CROOKED HOUSE
She seemed like a fragile flower, petrified as though she had inhaled the dust of late-summer’s drought, the summer my mother came home. By then our two-flat felt like a crooked house, three generations listing, top-heavy with age and infirmity. At the window she dozed and tilted in her chair, wheels locked. I learned to slide out the front door unnoticed, happily avoiding her impossible gaze. Vigilant on my tricycle with the big front wheel, I traveled the neighborhood. My uniform, a babushka and a too-big leather bomber jacket, I patrolled Francisco Avenue to Devon and back up. I scoured backyards, houses, alleys and gangways inspecting people. Years later someone asked me, “What is the silence of loss?” I said, “I am still the passerby, head down, studying the cracked pavement, wondering if it will withstand the guttural din of the delivery trucks, smashing their way down this narrow alleyway.
(This is a retake of a story that, for me, is travelling a road, with no end in sight.)
asheville artists, family, family history, poetry, prose poetry, wnc poetry, women arts
Holly Iglesias
I recognize this, Jean, and am heartened to know that you are staying with that endless road. Clearly it has endless resonance and continuing revelations.

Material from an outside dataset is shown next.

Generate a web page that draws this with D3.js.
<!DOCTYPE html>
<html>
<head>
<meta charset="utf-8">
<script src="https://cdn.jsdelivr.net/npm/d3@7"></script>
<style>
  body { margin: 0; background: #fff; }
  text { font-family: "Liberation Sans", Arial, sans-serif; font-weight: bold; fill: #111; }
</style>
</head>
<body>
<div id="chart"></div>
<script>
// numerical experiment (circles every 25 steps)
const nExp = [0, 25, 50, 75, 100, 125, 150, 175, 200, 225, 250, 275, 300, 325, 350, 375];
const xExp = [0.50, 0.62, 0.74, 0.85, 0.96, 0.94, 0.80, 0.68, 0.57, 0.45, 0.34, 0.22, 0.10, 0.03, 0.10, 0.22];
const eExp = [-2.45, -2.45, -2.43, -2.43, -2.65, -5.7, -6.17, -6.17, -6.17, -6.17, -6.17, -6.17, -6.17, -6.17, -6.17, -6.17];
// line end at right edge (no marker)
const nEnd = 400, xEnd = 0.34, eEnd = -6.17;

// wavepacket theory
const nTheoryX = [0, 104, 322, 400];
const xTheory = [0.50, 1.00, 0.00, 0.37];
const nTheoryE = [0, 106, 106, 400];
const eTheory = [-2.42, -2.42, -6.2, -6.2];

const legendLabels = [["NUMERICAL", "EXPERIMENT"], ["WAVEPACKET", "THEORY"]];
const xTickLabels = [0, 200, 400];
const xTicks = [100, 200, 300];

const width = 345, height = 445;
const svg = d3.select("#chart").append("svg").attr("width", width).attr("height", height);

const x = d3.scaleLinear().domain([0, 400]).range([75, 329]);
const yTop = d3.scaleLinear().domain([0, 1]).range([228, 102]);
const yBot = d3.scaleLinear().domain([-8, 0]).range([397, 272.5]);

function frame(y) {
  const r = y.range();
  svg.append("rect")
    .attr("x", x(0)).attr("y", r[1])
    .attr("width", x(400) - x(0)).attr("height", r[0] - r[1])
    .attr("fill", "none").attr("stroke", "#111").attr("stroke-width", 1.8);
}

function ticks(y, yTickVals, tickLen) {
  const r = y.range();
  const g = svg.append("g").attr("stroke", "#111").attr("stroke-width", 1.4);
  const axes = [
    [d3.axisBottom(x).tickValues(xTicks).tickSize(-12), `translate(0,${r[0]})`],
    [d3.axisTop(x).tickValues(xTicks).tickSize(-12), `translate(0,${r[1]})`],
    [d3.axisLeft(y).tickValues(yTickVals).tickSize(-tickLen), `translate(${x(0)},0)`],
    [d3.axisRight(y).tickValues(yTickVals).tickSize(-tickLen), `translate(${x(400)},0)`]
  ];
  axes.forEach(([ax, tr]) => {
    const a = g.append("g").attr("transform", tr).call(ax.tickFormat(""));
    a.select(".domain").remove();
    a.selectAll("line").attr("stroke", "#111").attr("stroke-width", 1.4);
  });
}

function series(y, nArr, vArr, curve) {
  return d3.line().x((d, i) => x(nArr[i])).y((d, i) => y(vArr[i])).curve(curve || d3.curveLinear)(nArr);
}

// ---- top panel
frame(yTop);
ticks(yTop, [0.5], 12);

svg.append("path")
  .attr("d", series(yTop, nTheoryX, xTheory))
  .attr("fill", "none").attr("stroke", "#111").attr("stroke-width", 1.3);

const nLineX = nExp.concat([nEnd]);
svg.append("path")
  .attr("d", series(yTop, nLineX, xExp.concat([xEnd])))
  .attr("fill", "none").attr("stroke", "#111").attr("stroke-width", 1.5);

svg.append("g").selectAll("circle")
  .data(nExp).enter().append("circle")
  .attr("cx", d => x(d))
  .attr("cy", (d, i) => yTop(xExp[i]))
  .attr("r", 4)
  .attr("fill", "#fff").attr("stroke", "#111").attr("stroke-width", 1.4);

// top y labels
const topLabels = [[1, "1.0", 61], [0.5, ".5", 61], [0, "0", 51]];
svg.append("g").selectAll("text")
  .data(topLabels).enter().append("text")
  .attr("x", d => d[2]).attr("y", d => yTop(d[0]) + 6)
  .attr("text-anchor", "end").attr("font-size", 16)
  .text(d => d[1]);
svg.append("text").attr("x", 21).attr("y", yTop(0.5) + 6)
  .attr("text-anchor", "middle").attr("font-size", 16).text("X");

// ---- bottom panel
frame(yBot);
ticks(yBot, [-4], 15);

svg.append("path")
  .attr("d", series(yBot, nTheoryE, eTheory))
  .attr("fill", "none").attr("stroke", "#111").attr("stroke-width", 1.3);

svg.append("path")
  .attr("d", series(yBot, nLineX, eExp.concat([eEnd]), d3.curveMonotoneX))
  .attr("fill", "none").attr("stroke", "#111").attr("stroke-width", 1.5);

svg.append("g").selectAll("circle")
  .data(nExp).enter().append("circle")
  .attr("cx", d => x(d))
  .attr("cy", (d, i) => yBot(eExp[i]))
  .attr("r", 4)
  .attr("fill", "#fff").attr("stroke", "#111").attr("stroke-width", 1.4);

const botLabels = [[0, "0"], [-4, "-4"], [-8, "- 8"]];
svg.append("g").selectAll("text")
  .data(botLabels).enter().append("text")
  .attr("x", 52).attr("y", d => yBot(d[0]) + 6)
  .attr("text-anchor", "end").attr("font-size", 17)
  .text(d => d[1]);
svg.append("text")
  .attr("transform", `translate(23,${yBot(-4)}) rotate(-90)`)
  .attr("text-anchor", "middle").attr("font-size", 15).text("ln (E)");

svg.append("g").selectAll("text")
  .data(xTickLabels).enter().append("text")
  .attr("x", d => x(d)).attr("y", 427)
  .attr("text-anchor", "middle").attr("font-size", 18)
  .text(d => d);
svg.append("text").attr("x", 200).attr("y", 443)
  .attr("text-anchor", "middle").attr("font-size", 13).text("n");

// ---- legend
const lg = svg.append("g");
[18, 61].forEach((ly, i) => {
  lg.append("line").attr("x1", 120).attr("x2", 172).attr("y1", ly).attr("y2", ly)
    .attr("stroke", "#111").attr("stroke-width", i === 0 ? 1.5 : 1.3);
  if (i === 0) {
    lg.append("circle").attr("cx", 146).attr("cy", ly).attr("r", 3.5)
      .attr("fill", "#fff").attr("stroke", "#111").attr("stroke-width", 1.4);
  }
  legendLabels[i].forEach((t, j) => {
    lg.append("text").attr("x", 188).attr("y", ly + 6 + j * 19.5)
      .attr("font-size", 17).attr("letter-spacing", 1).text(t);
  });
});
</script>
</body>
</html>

I also appreciaed the description in the other piece about your godfather and the way you used the idea of “twain,” the bulwark between generations.
Tina Barr
This is quite remarkable in terms of the power of the atmosphere created here, in such a short space. Poignant, evocative, never sentimental, ….that bomber jacket….you create a “character” or “self”—–so well.
Zoe Nicholie
Those first two sentences say SO much. Exquisite pain, yet so resilient it gives me hope. And I love the image of the babushka and bomber jacket!!